According to new research, what patients perceive as barriers to office-based primary care may be more important than health insurance coverage in determining whether they go to emergency departments (EDs) for nonacute care. The bigger problem, however, may be shortages of primary care physicians (PCPs), the authors suggested.
In a research letter published in the August 8 issue of Archives of Internal Medicine, patients were found to be more likely to visit the ED if they have one or more barriers of care, defined as limited physician office hours, wait times for appointments, difficulty in getting in touch with a PCP’s office to make an appointment, and transportation issues.
Researchers also noted that those barriers have doubled over the past decade, with 6.3% of adults reporting at least one barrier to primary care in 1999 compared with 12.5% in 2009. The study was based on analysis of the National Health Interview Survey data of approximately 317,000 adults across the United States from 1999 to 2009.
“In addition to expanding health insurance coverage, policy makers may need to address the shortage and availability of primary care physicians.
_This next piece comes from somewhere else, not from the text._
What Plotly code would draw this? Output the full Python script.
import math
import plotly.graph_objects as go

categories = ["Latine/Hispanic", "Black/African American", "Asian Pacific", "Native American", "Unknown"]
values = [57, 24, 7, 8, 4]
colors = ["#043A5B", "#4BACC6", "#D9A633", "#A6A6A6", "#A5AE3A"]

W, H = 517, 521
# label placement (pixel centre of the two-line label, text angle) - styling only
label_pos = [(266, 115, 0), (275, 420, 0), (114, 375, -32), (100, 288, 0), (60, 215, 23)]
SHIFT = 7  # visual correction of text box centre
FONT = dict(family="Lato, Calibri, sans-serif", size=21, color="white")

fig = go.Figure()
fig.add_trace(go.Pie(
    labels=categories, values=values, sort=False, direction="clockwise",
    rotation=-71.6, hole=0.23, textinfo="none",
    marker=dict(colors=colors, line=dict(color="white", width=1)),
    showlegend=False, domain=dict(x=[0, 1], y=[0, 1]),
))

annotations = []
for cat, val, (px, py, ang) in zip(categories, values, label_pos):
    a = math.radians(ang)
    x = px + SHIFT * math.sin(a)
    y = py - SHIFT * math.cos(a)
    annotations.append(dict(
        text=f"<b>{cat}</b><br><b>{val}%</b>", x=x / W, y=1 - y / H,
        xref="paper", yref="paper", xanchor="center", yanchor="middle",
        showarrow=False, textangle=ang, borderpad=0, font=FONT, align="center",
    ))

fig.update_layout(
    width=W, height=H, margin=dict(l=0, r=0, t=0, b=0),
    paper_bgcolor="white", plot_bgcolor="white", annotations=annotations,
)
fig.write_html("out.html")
Without adequate primary care access, many people will continue to require emergency services and emergency departments will only continue to get busier and more crowded,” said Adit Ginde, MD, MPH, senior author of the research letter, assistant professor of emergency medicine at the University of Colorado School of Medicine and ED physician at University of Colorado Hospital in Denver.
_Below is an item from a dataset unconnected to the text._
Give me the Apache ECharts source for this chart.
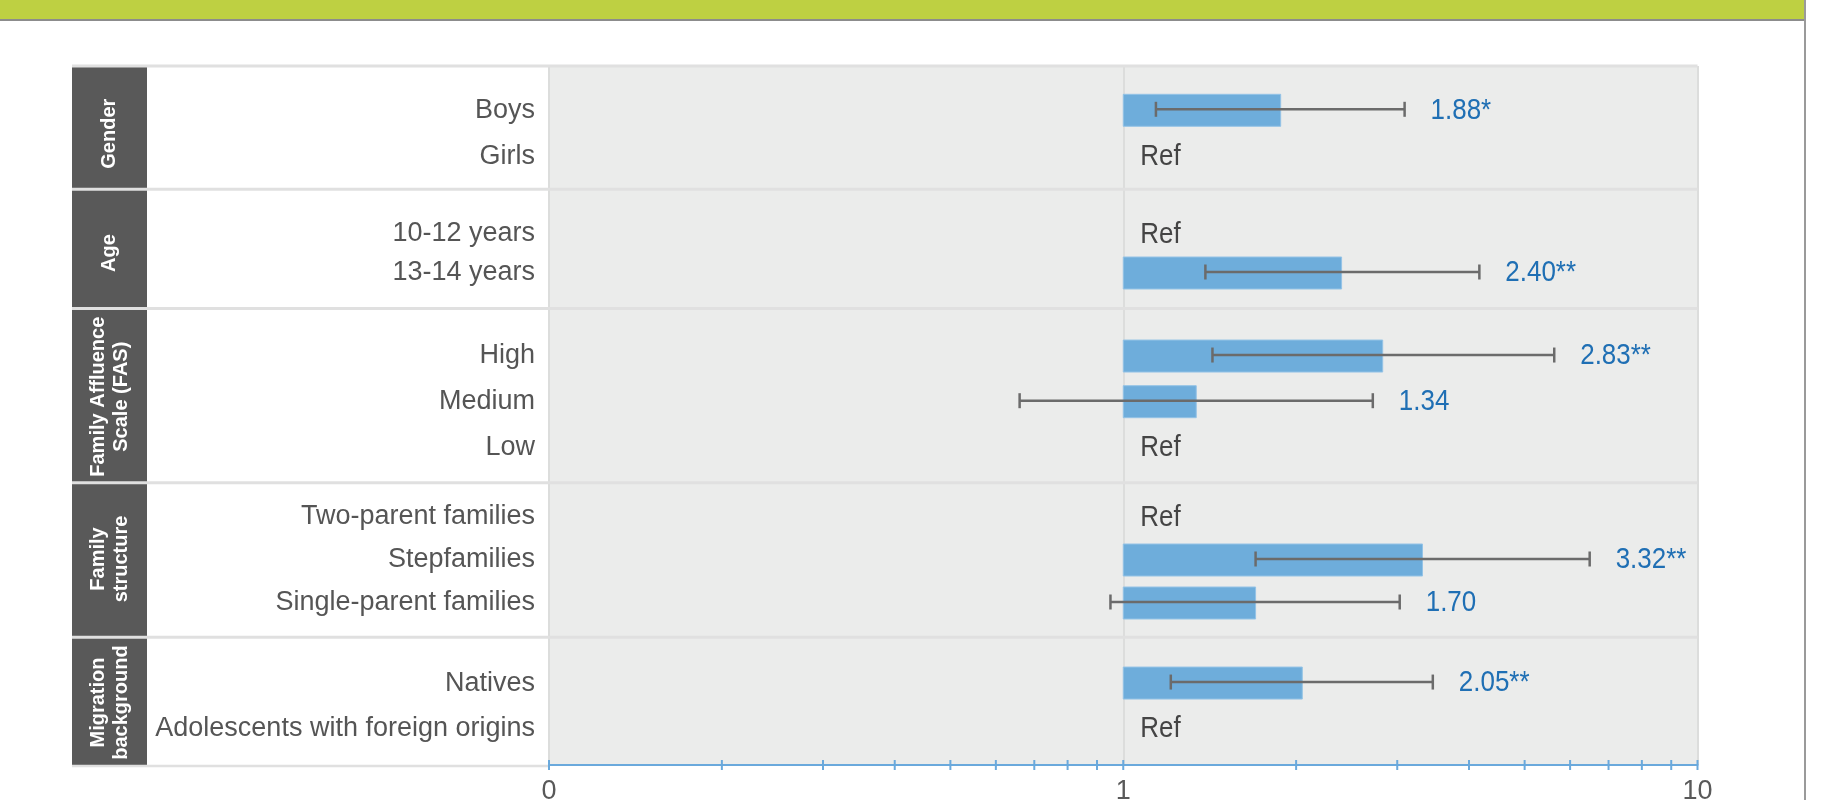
<!DOCTYPE html>
<html>
<head>
<meta charset="utf-8">
<script src="https://cdn.jsdelivr.net/npm/echarts@6/dist/echarts.min.js"></script>
<style>
html,body{margin:0;padding:0;background:#fff;}
#chart{width:1827px;height:800px;}
</style>
</head>
<body>
<div id="chart"></div>
<script>
// ---------- data ----------
const groupNames = ['Gender', 'Age', 'Family Affluence\nScale (FAS)', 'Family\nstructure', 'Migration\nbackground'];
const categories = ['Boys', 'Girls', '10-12 years', '13-14 years', 'High', 'Medium', 'Low',
  'Two-parent families', 'Stepfamilies', 'Single-parent families', 'Natives', 'Adolescents with foreign origins'];
const groupOf = [0, 0, 1, 1, 2, 2, 2, 3, 3, 3, 4, 4];
const oddsRatios = [1.88, 1, 1, 2.40, 2.83, 1.34, 1, 1, 3.32, 1.70, 2.05, 1];
const ciLow = [1.14, null, null, 1.39, 1.43, 0.66, null, null, 1.70, 0.95, 1.21, null];
const ciHigh = [3.09, null, null, 4.17, 5.63, 2.72, null, null, 6.49, 3.03, 3.46, null];
const valueLabels = ['1.88*', 'Ref', 'Ref', '2.40**', '2.83**', '1.34', 'Ref', 'Ref', '3.32**', '1.70', '2.05**', 'Ref'];
const axisTickValues = [0.1, 0.2, 0.3, 0.4, 0.5, 0.6, 0.7, 0.8, 0.9, 1, 2, 3, 4, 5, 6, 7, 8, 9, 10];
const axisTickLabels = ['0', '1', '10'];

// ---------- layout ----------
const W = 1827, H = 800;
const tableLeft = 72, labelColLeft = 147, plotLeft = 549, plotRight = 1697.5;
const tableTop = 66, axisY = 765;
const groupBounds = [66, 189.3, 308.5, 482.7, 637.3];
const rowGrids = [
  { top: 87.1, height: 92.8 },
  { top: 214.5, height: 78 },
  { top: 333.2, height: 137 },
  { top: 495.5, height: 129 },
  { top: 660.4, height: 90.6 }
];
const groupLabelCenters = [133.7, 253, 396.7, 559, 702.5];

const baseFont = '"Liberation Sans", Arial, Helvetica, sans-serif';
const condensedScale = 0.865;
const barColor = '#6eaddb';
const errColor = '#6b6b6b';
const valueColor = '#1f6fb4';
const axisBlue = '#6aa9dc';

const chart = echarts.init(document.getElementById('chart'), null, { renderer: 'canvas' });

const grids = [{ left: plotLeft, width: plotRight - plotLeft, top: tableTop, height: axisY - tableTop, containLabel: false, outerBoundsMode: 'none' }];
rowGrids.forEach(g => grids.push({ left: plotLeft, width: plotRight - plotLeft, top: g.top, height: g.height, containLabel: false, outerBoundsMode: 'none' }));

const xAxes = [{
  gridIndex: 0, type: 'log', logBase: 10, min: 0.1, max: 10,
  axisLine: { show: true, onZero: false, lineStyle: { color: axisBlue, width: 2 } },
  axisTick: { show: false },
  axisLabel: {
    show: true, color: '#595959', fontSize: 27, fontFamily: baseFont, margin: 13,
    formatter: (v, i) => axisTickLabels[i]
  },
  splitLine: { show: true, lineStyle: { color: '#dcdddc', width: 2 } }
}];
const yAxes = [{ gridIndex: 0, type: 'value', min: 0, max: 1, show: false }];

const series = [];
groupNames.forEach((name, gi) => {
  const rows = categories.map((c, k) => k).filter(k => groupOf[k] === gi);
  xAxes.push({ gridIndex: gi + 1, type: 'log', logBase: 10, min: 0.1, max: 10, show: false, splitLine: { show: false } });
  yAxes.push({
    gridIndex: gi + 1, type: 'category', inverse: true,
    data: rows.map(k => categories[k]),
    axisLine: { show: false }, axisTick: { show: false }, splitLine: { show: false },
    axisLabel: { show: true, color: '#555555', fontSize: 27, fontFamily: baseFont, margin: 14 }
  });
  series.push({
    type: 'custom', xAxisIndex: gi + 1, yAxisIndex: gi + 1,
    data: rows.map((k, j) => [oddsRatios[k], j]),
    encode: { x: 0, y: 1 },
    renderItem: (params, api) => {
      const k = rows[params.dataIndex];
      const j = api.value(1);
      const base = api.coord([1, j]);
      const yc = base[1];
      if (ciLow[k] === null) {
        return {
          type: 'text', x: base[0] + 17, y: yc + 0.5, scaleX: condensedScale,
          style: { text: valueLabels[k], fill: '#444444', fontSize: 30, fontFamily: baseFont, align: 'left', verticalAlign: 'middle' }
        };
      }
      const xe = api.coord([api.value(0), j])[0];
      const xl = api.coord([ciLow[k], j])[0];
      const xh = api.coord([ciHigh[k], j])[0];
      const ey = yc - 1;
      return {
        type: 'group',
        children: [
          { type: 'rect', shape: { x: base[0], y: yc - 16, width: xe - base[0], height: 32 },
            style: { fill: barColor, stroke: '#94c3e6', lineWidth: 1 } },
          { type: 'line', shape: { x1: xl, y1: ey, x2: xh, y2: ey }, style: { stroke: errColor, lineWidth: 2.5 } },
          { type: 'line', shape: { x1: xl, y1: ey - 7.5, x2: xl, y2: ey + 7.5 }, style: { stroke: errColor, lineWidth: 2.5 } },
          { type: 'line', shape: { x1: xh, y1: ey - 7.5, x2: xh, y2: ey + 7.5 }, style: { stroke: errColor, lineWidth: 2.5 } },
          { type: 'text', x: xh + 26, y: yc, scaleX: condensedScale,
            style: { text: valueLabels[k], fill: valueColor, fontSize: 30, fontFamily: baseFont, align: 'left', verticalAlign: 'middle' } }
        ]
      };
    },
    z: 3
  });
});

// axis ticks (major + minor) crossing the axis line
series.push({
  type: 'custom', xAxisIndex: 0, yAxisIndex: 0,
  data: axisTickValues.map(v => [v, 0]),
  encode: { x: 0, y: 1 },
  renderItem: (params, api) => {
    const p = api.coord([api.value(0), 0]);
    return { type: 'line', shape: { x1: p[0], y1: p[1] - 5, x2: p[0], y2: p[1] + 5 }, style: { stroke: axisBlue, lineWidth: 2 } };
  },
  z: 4
});

// ---------- decorative layout ----------
const graphics = [
  { type: 'rect', z: -10, shape: { x: 0, y: 0, width: 1804, height: 19 }, style: { fill: '#bed042' } },
  { type: 'rect', z: -10, shape: { x: 0, y: 19, width: 1804, height: 2 }, style: { fill: '#8c8c8c' } },
  { type: 'rect', z: -10, shape: { x: 1804, y: 0, width: 2, height: H }, style: { fill: '#9a9a9a' } },
  { type: 'rect', z: -10, shape: { x: labelColLeft, y: tableTop, width: plotLeft - labelColLeft, height: axisY - tableTop }, style: { fill: '#ffffff' } },
  { type: 'rect', z: -10, shape: { x: plotLeft, y: tableTop, width: plotRight - plotLeft, height: axisY - tableTop }, style: { fill: '#ebeceb' } },
  { type: 'rect', z: -9, shape: { x: tableLeft, y: tableTop, width: labelColLeft - tableLeft, height: axisY - tableTop }, style: { fill: '#595959' } },
  { type: 'line', z: 1, shape: { x1: tableLeft, y1: axisY + 1, x2: plotLeft, y2: axisY + 1 }, style: { stroke: '#e0e0e0', lineWidth: 2.5 } }
];
groupBounds.forEach(y => {
  graphics.push({ type: 'line', z: 1, shape: { x1: tableLeft, y1: y, x2: plotRight, y2: y },
    style: { stroke: '#e0e0e0', lineWidth: 3 } });
});
groupNames.forEach((name, gi) => {
  graphics.push({
    type: 'text', z: 5, x: (tableLeft + labelColLeft) / 2, y: groupLabelCenters[gi], rotation: Math.PI / 2,
    style: { text: name, fill: '#ffffff', fontSize: 20, fontWeight: 'bold', fontFamily: baseFont,
      align: 'center', verticalAlign: 'middle', lineHeight: 23 }
  });
});

chart.setOption({
  animation: false,
  backgroundColor: '#ffffff',
  grid: grids,
  xAxis: xAxes,
  yAxis: yAxes,
  series: series,
  graphic: { elements: graphics }
});
</script>
</body>
</html>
A study (“Safety-net providers after healthcare reform: Lessons from Massachusetts”) in the same issue of Archives of Internal Medicine looked at the effect of 2006 Massachusetts legislation, similar to the federal Patient Protection and Affordable Care Act, which raised the rate of citizens with health insurance to more than 90%.
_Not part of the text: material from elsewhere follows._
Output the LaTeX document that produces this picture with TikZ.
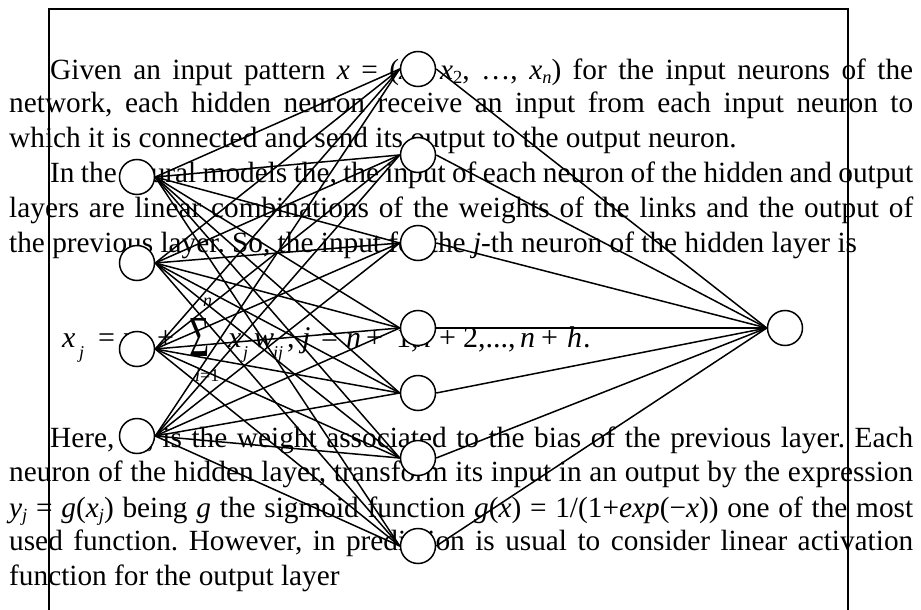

It found that the number of patients served by community health centers (CHCs) in Massachusetts increased by 31%, even though many of them had gained health insurance. During that time period, the number of those patients without insurance in the CHC caseload decreased from 35.5% to 19.9%.
Use of EDs for primary care was more common for lower-income, safety-net patients, 33.3% of whom said they had sought care for a nonemergency condition at an ED, compared with 14.7% of all adults. They said safety-net facilities such as EDs and CHCs were convenient and affordable; one-quarter said they had trouble getting care elsewhere.
"Despite the significant reduction in uninsurance levels in Massachusetts that occurred with healthcare reform, the demand for care at safety-net facilities continues to rise," the authors wrote. "Most safety-net patients do not view these facilities as providers of last resort; rather, they prefer the types of care that are offered there. It will continue to be important to support safety-net providers, even after healthcare reform programs are established."
In an editorial in the same issue, Mitchell H. Katz, MD, from the Los Angeles County Department of Health Services, said that the answer to increasing capacity for patients newly insured under federal health reform may not be just training more PCPs but to do more to develop teams of healthcare providers.
"Ironically, safety-net providers have more experience working in teams than most commercial providers because low reimbursement rates have forced them to learn to be more cost-efficient," Katz argued. "The challenge will be proving that they can also be a system of choice for their patients, not just in Massachusetts, but across the country."